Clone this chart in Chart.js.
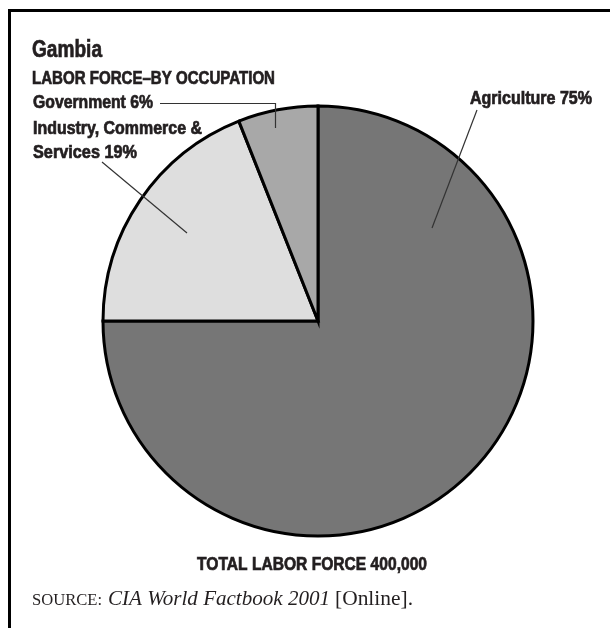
<!DOCTYPE html>
<html>
<head>
<meta charset="utf-8">
<title>Gambia - Labor force by occupation</title>
<script src="https://cdn.jsdelivr.net/npm/chart.js@4/dist/chart.umd.min.js"></script>
<style>
  html, body { margin: 0; padding: 0; background: #fff; }
  #wrap { width: 610px; height: 628px; position: relative; }
</style>
</head>
<body>
<div id="wrap"><canvas id="pieChart" width="610" height="628"></canvas></div>
<script>
var categories = ['Agriculture', 'Industry, Commerce & Services', 'Government'];
var shares = [75, 19, 6];
var sliceColors = ['#767676', '#dedede', '#a8a8a8'];
var totalLaborForce = 400000;

(function () {
  var INK = '#231f20';
  var SANS = '"Liberation Sans", Arial, sans-serif';
  var SERIF = '"Liberation Serif", "Times New Roman", serif';

  // text squeezed/stretched to the measured width; heavy=true thickens the strokes
  function fitText(ctx, text, x, y, width, font, heavy) {
    ctx.save();
    ctx.font = font;
    var w = ctx.measureText(text).width;
    ctx.translate(x, y);
    ctx.scale(width / w, 1);
    ctx.fillText(text, 0, 0);
    if (heavy) {
      ctx.lineWidth = 0.7;
      ctx.strokeStyle = ctx.fillStyle;
      ctx.strokeText(text, 0, 0);
    }
    ctx.restore();
  }

  function line(ctx, pts) {
    ctx.beginPath();
    ctx.moveTo(pts[0][0], pts[0][1]);
    for (var i = 1; i < pts.length; i++) ctx.lineTo(pts[i][0], pts[i][1]);
    ctx.stroke();
  }

  var decorations = {
    id: 'decorations',
    afterDraw: function (chart) {
      var ctx = chart.ctx;
      ctx.save();

      // frame (top + left only)
      ctx.strokeStyle = '#000';
      ctx.lineWidth = 3;
      line(ctx, [[9.5, 628], [9.5, 10.5], [610, 10.5]]);

      ctx.fillStyle = INK;
      ctx.textBaseline = 'alphabetic';
      ctx.textAlign = 'left';
      var bold = 'bold 18px ' + SANS;
      fitText(ctx, 'Gambia', 32, 57, 70, 'bold 24px ' + SANS, true);
      fitText(ctx, 'LABOR FORCE\u2013BY OCCUPATION', 32, 84, 243, bold, true);

      var pct = function (i) { return shares[i] + '%'; };
      fitText(ctx, categories[2] + ' ' + pct(2), 33, 108, 120, bold, true);
      fitText(ctx, 'Industry, Commerce &', 33, 134, 169, bold, true);
      fitText(ctx, 'Services ' + pct(1), 33, 158, 104, bold, true);
      fitText(ctx, categories[0] + ' ' + pct(0), 470, 104, 122, bold, true);
      fitText(ctx, 'TOTAL LABOR FORCE ' + totalLaborForce.toLocaleString('en-US'), 197, 570, 230, bold, true);

      // leader lines
      ctx.strokeStyle = '#333';
      ctx.lineWidth = 1.2;
      line(ctx, [[160, 103.5], [275.5, 103.5], [275.5, 128]]);
      line(ctx, [[102, 162], [187, 233]]);
      line(ctx, [[477, 110], [432, 228]]);

      // source line
      fitText(ctx, 'SOURCE:', 32, 605, 70, '16px ' + SERIF);
      fitText(ctx, 'CIA World Factbook 2001', 108, 605, 222, 'italic 21px ' + SERIF);
      fitText(ctx, '[Online].', 335, 605, 78, '21px ' + SERIF);

      ctx.restore();
    }
  };

  var ctx = document.getElementById('pieChart').getContext('2d');
  new Chart(ctx, {
    type: 'pie',
    data: {
      labels: categories,
      datasets: [{
        data: shares,
        backgroundColor: sliceColors,
        borderColor: '#000',
        borderWidth: 3,
        borderJoinStyle: 'miter'
      }]
    },
    options: {
      responsive: false,
      animation: false,
      radius: 215,
      layout: { padding: { left: 126, right: 100, top: 114, bottom: 100 } },
      plugins: { legend: { display: false }, tooltip: { enabled: false } }
    },
    plugins: [decorations]
  });
})();
</script>
</body>
</html>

Instruction>
Every line of text is to be repeated exactly; pictures are left out.

Task result>
Clone this chart in Chart.js.
<!DOCTYPE html>
<html>
<head>
<meta charset="utf-8">
<title>Gambia - Labor force by occupation</title>
<script src="https://cdn.jsdelivr.net/npm/chart.js@4/dist/chart.umd.min.js"></script>
<style>
  html, body { margin: 0; padding: 0; background: #fff; }
  #wrap { width: 610px; height: 628px; position: relative; }
</style>
</head>
<body>
<div id="wrap"><canvas id="pieChart" width="610" height="628"></canvas></div>
<script>
var categories = ['Agriculture', 'Industry, Commerce & Services', 'Government'];
var shares = [75, 19, 6];
var sliceColors = ['#767676', '#dedede', '#a8a8a8'];
var totalLaborForce = 400000;

(function () {
  var INK = '#231f20';
  var SANS = '"Liberation Sans", Arial, sans-serif';
  var SERIF = '"Liberation Serif", "Times New Roman", serif';

  // text squeezed/stretched to the measured width; heavy=true thickens the strokes
  function fitText(ctx, text, x, y, width, font, heavy) {
    ctx.save();
    ctx.font = font;
    var w = ctx.measureText(text).width;
    ctx.translate(x, y);
    ctx.scale(width / w, 1);
    ctx.fillText(text, 0, 0);
    if (heavy) {
      ctx.lineWidth = 0.7;
      ctx.strokeStyle = ctx.fillStyle;
      ctx.strokeText(text, 0, 0);
    }
    ctx.restore();
  }

  function line(ctx, pts) {
    ctx.beginPath();
    ctx.moveTo(pts[0][0], pts[0][1]);
    for (var i = 1; i < pts.length; i++) ctx.lineTo(pts[i][0], pts[i][1]);
    ctx.stroke();
  }

  var decorations = {
    id: 'decorations',
    afterDraw: function (chart) {
      var ctx = chart.ctx;
      ctx.save();

      // frame (top + left only)
      ctx.strokeStyle = '#000';
      ctx.lineWidth = 3;
      line(ctx, [[9.5, 628], [9.5, 10.5], [610, 10.5]]);

      ctx.fillStyle = INK;
      ctx.textBaseline = 'alphabetic';
      ctx.textAlign = 'left';
      var bold = 'bold 18px ' + SANS;
      fitText(ctx, 'Gambia', 32, 57, 70, 'bold 24px ' + SANS, true);
      fitText(ctx, 'LABOR FORCE\u2013BY OCCUPATION', 32, 84, 243, bold, true);

      var pct = function (i) { return shares[i] + '%'; };
      fitText(ctx, categories[2] + ' ' + pct(2), 33, 108, 120, bold, true);
      fitText(ctx, 'Industry, Commerce &', 33, 134, 169, bold, true);
      fitText(ctx, 'Services ' + pct(1), 33, 158, 104, bold, true);
      fitText(ctx, categories[0] + ' ' + pct(0), 470, 104, 122, bold, true);
      fitText(ctx, 'TOTAL LABOR FORCE ' + totalLaborForce.toLocaleString('en-US'), 197, 570, 230, bold, true);

      // leader lines
      ctx.strokeStyle = '#333';
      ctx.lineWidth = 1.2;
      line(ctx, [[160, 103.5], [275.5, 103.5], [275.5, 128]]);
      line(ctx, [[102, 162], [187, 233]]);
      line(ctx, [[477, 110], [432, 228]]);

      // source line
      fitText(ctx, 'SOURCE:', 32, 605, 70, '16px ' + SERIF);
      fitText(ctx, 'CIA World Factbook 2001', 108, 605, 222, 'italic 21px ' + SERIF);
      fitText(ctx, '[Online].', 335, 605, 78, '21px ' + SERIF);

      ctx.restore();
    }
  };

  var ctx = document.getElementById('pieChart').getContext('2d');
  new Chart(ctx, {
    type: 'pie',
    data: {
      labels: categories,
      datasets: [{
        data: shares,
        backgroundColor: sliceColors,
        borderColor: '#000',
        borderWidth: 3,
        borderJoinStyle: 'miter'
      }]
    },
    options: {
      responsive: false,
      animation: false,
      radius: 215,
      layout: { padding: { left: 126, right: 100, top: 114, bottom: 100 } },
      plugins: { legend: { display: false }, tooltip: { enabled: false } }
    },
    plugins: [decorations]
  });
})();
</script>
</body>
</html>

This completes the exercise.